The Nuggets future looks incredibly bright, however retaining it is about to get expensive.
Since December 15, 2016, the Nuggets have become the most potent offense in the NBA, signed an in prime All-Star to a team friendly deal and have established one of the best young cores in the league. Denver is also home to one of the most interesting offenses in the NBA. Whereas most teams build around scoring wings and guards, the Nuggets are doing things differently. They are constructing a beautiful offense around an elite playmaking frontcourt. From contracts to player development, here are five things that will have a major influence on the Nuggets’ future.
The Gary Harris Situation
Through his first three years in the NBA, Harris has improved dramatically. After a throwaway rookie year, he broke onto the scene in his second year and in his third, became one of the elite shooters in the NBA, shooting a blistering 42% from 3 last year.
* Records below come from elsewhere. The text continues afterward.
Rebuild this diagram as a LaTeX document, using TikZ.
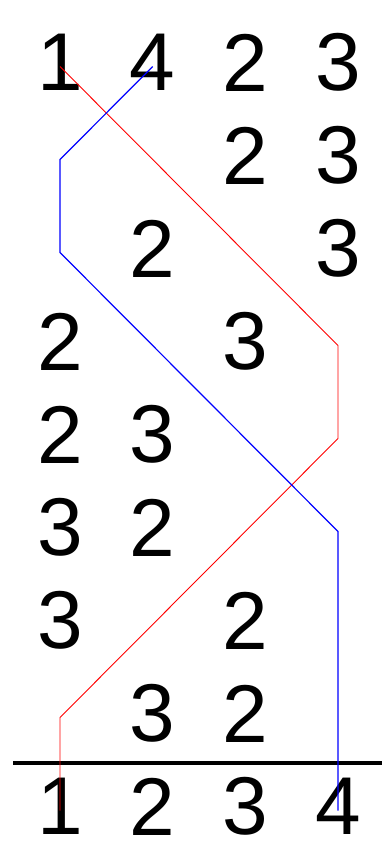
\documentclass[tikz,border=0pt]{standalone}
\usepackage{fontspec}
\setmainfont{Liberation Sans}
\begin{document}
\begin{tikzpicture}[x=1pt,y=-1pt,
  digit/.style={inner sep=0pt,outer sep=0pt,font=\fontsize{82}{82}\selectfont},
  redpath/.style={draw=red,line width=0.9pt},
  bluepath/.style={draw=blue,line width=1.2pt},
  baseline/.style={draw=black,line width=3.5pt}]
\useasboundingbox (0,0) rectangle (382,844);
% columns and rows
\def\cx#1{\ifcase#1 60\or 152.7\or 245.3\or 338\fi}
% digit nodes: \dg{row}{col}{text}
\newcommand\dg[3]{\node[digit] (d-#1-#2) at ({\cx{#2}},{62.5+93*#1}) {#3};}
\dg{0}{0}{1}\dg{0}{1}{4}\dg{0}{2}{2}\dg{0}{3}{3}
\dg{1}{2}{2}\dg{1}{3}{3}
\dg{2}{1}{2}\dg{2}{3}{3}
\dg{3}{0}{2}\dg{3}{2}{3}
\dg{4}{0}{2}\dg{4}{1}{3}
\dg{5}{0}{3}\dg{5}{1}{2}
\dg{6}{0}{3}\dg{6}{2}{2}
\dg{7}{1}{3}\dg{7}{2}{2}
\dg{8}{0}{1}\dg{8}{1}{2}\dg{8}{2}{3}\dg{8}{3}{4}
% path points
\foreach \r in {0,...,8}{
  \foreach \c in {0,...,3}{
    \coordinate (p-\r-\c) at ({\cx{\c}},{66.5+93*\r});
  }}
\coordinate (hl) at (13,763);
\coordinate (hr) at (382,763);
\draw[baseline] (hl) -- (hr);
\draw[redpath] (p-0-0) -- (p-3-3) -- (p-4-3) -- (p-7-0) -- (p-8-0);
\draw[bluepath] (p-0-1) -- (p-1-0) -- (p-2-0) -- (p-5-3) -- (p-8-3);
\end{tikzpicture}
\end{document}
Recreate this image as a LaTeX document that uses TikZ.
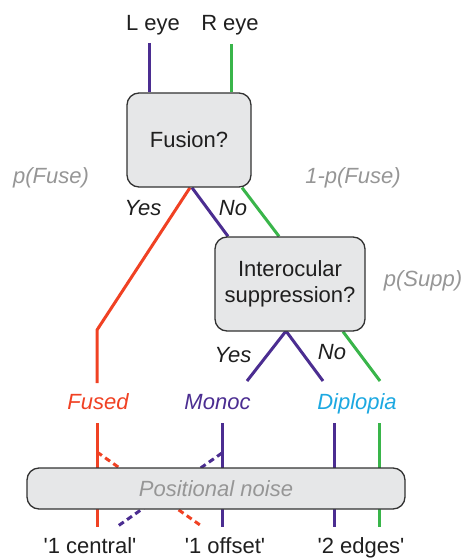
\documentclass[tikz,border=0pt]{standalone}
\usepackage{fontspec}
\setmainfont{Liberation Sans}
\pgfdeclarelayer{bg}
\pgfsetlayers{bg,main}
\definecolor{cpurple}{RGB}{75,45,145}
\definecolor{cgreen}{RGB}{57,181,74}
\definecolor{cred}{RGB}{240,65,35}
\definecolor{ccyan}{RGB}{28,168,225}
\definecolor{cgray}{RGB}{150,150,150}
\definecolor{boxfill}{RGB}{230,231,232}
\definecolor{boxline}{RGB}{50,50,50}
\begin{document}
\begin{tikzpicture}[x=1pt,y=-1pt,
  font=\fontsize{22}{26}\selectfont,
  box/.style={draw=boxline, fill=boxfill, rounded corners=12pt, line width=1.3pt, inner sep=0pt, text=black!88},
  lbl/.style={anchor=base, inner sep=0pt, text=black!88},
  itl/.style={lbl, font=\fontsize{22}{26}\selectfont\itshape},
  prob/.style={itl, text=cgray},
  wire/.style={line width=3pt},
  dwire/.style={line width=3pt, dash pattern=on 6pt off 4pt}]
\useasboundingbox (0,0) rectangle (465,559);

% labels
\node[lbl] (leye) at (153,31) {L eye};
\node[lbl] (reye) at (230,31) {R eye};
\node[prob] (pfuse) at (51,183) {p(Fuse)};
\node[prob] (qfuse) at (353,183) {1-p(Fuse)};
\node[prob] (psupp) at (423,286) {p(Supp)};
\node[itl] (yes1) at (143,215) {Yes};
\node[itl] (no1) at (233,215) {No};
\node[itl] (yes2) at (233,362) {Yes};
\node[itl] (no2) at (332,359) {No};
\node[itl, text=cred] (fused) at (98,409) {Fused};
\node[itl, text=cpurple] (monoc) at (217.5,409) {Monoc};
\node[itl, text=ccyan] (diplo) at (357,409) {Diplopia};
\node[lbl] (central) at (90,553.5) {\textquotesingle1 central\textquotesingle};
\node[lbl] (offset) at (225,553.5) {\textquotesingle1 offset\textquotesingle};
\node[lbl] (edges) at (361,553.5) {\textquotesingle2 edges\textquotesingle};

% boxes
\node[box, minimum width=124pt, minimum height=94pt] (fusion) at (189,140) {Fusion?};
\node[box, minimum width=150pt, minimum height=94pt, align=center] (interoc) at (290,284) {Interocular\\suppression?};
\node[box, minimum width=378pt, minimum height=41pt, font=\fontsize{22}{26}\selectfont\itshape, text=cgray] (noise) at (216,488.5) {Positional noise};

% coordinates
\coordinate (lTop) at (149,43);
\coordinate (rTop) at (231,44);
\coordinate (redBend) at (97,330);
\coordinate (redEnd) at (97,383);
\coordinate (supApex) at (286,331);
\coordinate (monEnd) at (247,381);
\coordinate (dipPEnd) at (323,381);
\coordinate (dipGEnd) at (380,381);
\coordinate (a1) at (97,423);  \coordinate (a2) at (97,527);
\coordinate (b1) at (222,423); \coordinate (b2) at (222,527);
\coordinate (c1) at (334,423); \coordinate (c2) at (334,527);
\coordinate (d1) at (379,423); \coordinate (d2) at (379,527);
\coordinate (rd1) at (97,452);  \coordinate (rd2) at (200,525);
\coordinate (pd1) at (222,453); \coordinate (pd2) at (118,526);

\begin{pgfonlayer}{bg}
\draw[wire, cpurple] (lTop) -- (lTop |- fusion.north);
\draw[wire, cgreen] (rTop) -- (rTop |- fusion.north);
\draw[wire, cred] ([xshift=1pt]fusion.south) -- (redBend) -- (redEnd);
\draw[wire, cpurple] ([xshift=3pt]fusion.south) -- ([xshift=-62pt]interoc.north);
\draw[wire, cgreen] ([xshift=53pt]fusion.south) -- ([xshift=-11pt]interoc.north);
\draw[wire, cpurple] (monEnd) -- (supApex) -- (dipPEnd);
\draw[wire, cgreen] ([xshift=53pt]interoc.south) -- (dipGEnd);
\draw[wire, cred] (a1) -- (a2);
\draw[wire, cpurple] (b1) -- (b2);
\draw[wire, cpurple] (c1) -- (c2);
\draw[wire, cgreen] (d1) -- (d2);
\draw[dwire, cred] (rd1) -- (rd2);
\draw[dwire, cpurple] (pd1) -- (pd2);
\end{pgfonlayer}
\end{tikzpicture}
\end{document}
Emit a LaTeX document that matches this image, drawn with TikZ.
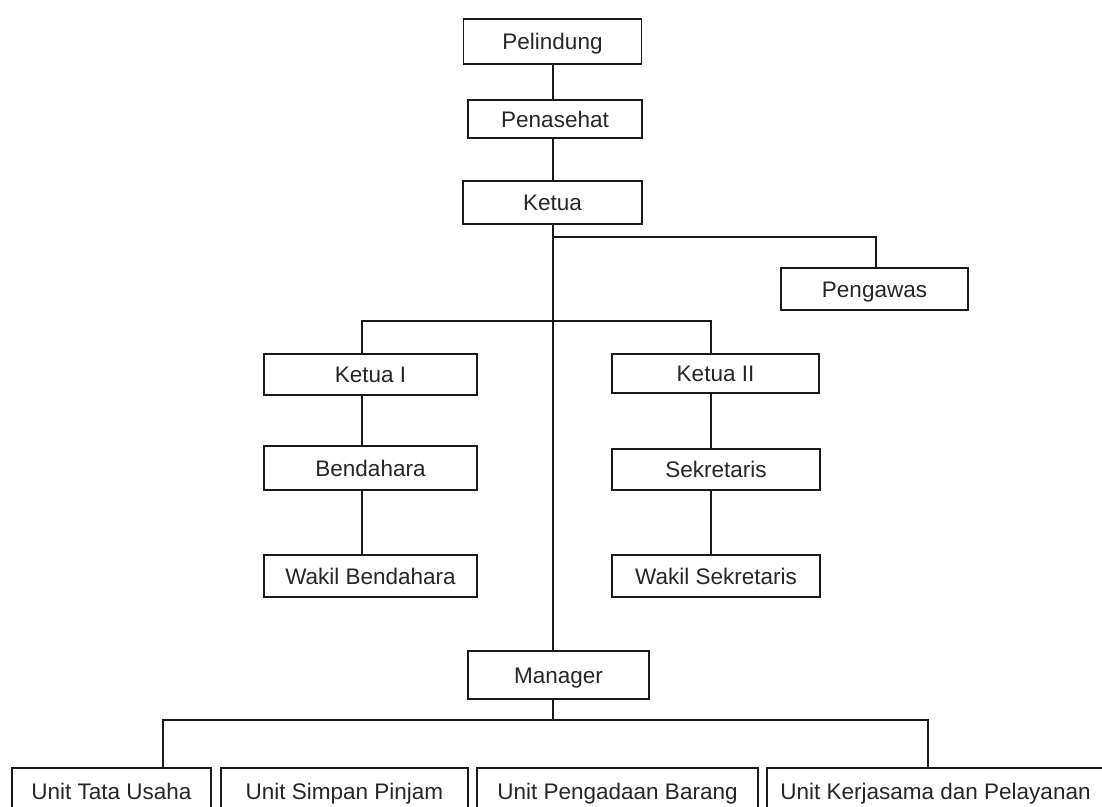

He’s established himself as the best two-way guard on this team and an integral part of the offense. Throughout last season, he formed a nearly preternatural partnership with Nikola Jokic. However, he is now extension-eligible and looks like he’s about to get PAID. Young 3&D guards who consistently improve generally don’t stay on the market very long.
While it may seem like a no-brainer to pay a 23 year-old of Harris’ caliber whatever he wants, the case gets cloudier upon further examination. Even though there is consistent improvement, there is a chance his peak isn’t quite high enough. He is still an under-sized 2 with average physical tools and injury issues. Although there are players who fit that profile and have reached high levels of success (Avery Bradley and Bradley Beal). The list of simply average players is bountiful (Courtney Lee and Seth Curry to name a few).
Whether he can be the next Bradley Beal or the next Courtney Lee still remains to be seen. However, the Nuggets are counting on his improvement to make a significant leap in the West.
Nikola Jokic Remains the Most Unique Player in the NBA
I could easily write ~500 words about the unique skills of Nikola Jokic, however I want to focus more on the uniqueness of his contract situation. Being a mid-second round selection, his contract is arguably the best in the NBA relative to value. However, the Nuggets face one of the trickiest situations in the league next year.
Nikola Jokic has a team option for the 2018 season, which if picked up would send him to unrestricted free agency in 2019. However if the team declines, he will immediately hit restricted free agency in the 2018 offseason. There are rules in place to help teams retain homegrown stars, however they haven’t worked to their intention yet (see: Hayward, Gordon).
If the Nuggets decline the option and send him into restricted free agency, they have a better chance of keeping him. The Nuggets will match any offer immediately, as they should, but they could still run into serious issues. If they can find a way to reach an agreement with Gary, they will have 3 max or near-max players in 2019, severely limiting their flexibility. The outcome of this decision will be one that determines the fate of the Nuggets for the foreseeable future.
The importance of re-signing Jokic cannot be understated. Before his arrival, the team was floundering amidst a disappointing rookie campaign from Emmanuel Mudiay and the future was bleak. The loss of Jokic would unequivocally destroy the future of the Nuggets. It’s imperative that the Nuggets don’t pick up the team option in his contract. We’ve seen what happens when teams attempt to save money on young talent (see: Hayward, Gordon), and the Nuggets cannot afford to make that same mistake. While it’s a good idea in the short term, it can do potentially devastating damage in the long term.
What is the Ceiling of This Team?
The ceiling of this team in the West is perhaps the biggest reason that paying Jokic, Harris, and Millsap should worry Tim Connelly and Arturas Karnisovas. They can’t afford to let Jokic and Gary go, however it stands to question how good this team can really be. Signing both of them at what they will ask will cap this team out before the projected title window opens in 2019 (Warriors).
Assuming Gary will make a big enough leap to justify his contract is a risky proposition and Millsap is approaching his mid-30s. The team has also long had major defensive issues and they don’t seem to be shoring up soon. Even though the Cavs made the finals with an atrocious defense, they also had LeBron James.
This team has the potential to be substantially more successful in 2017, but the bill could eventually be too much for Denver to overcome before they reach their peak. The flexibility of the team will be severely hindered and the Nuggets better hope their investments pay off.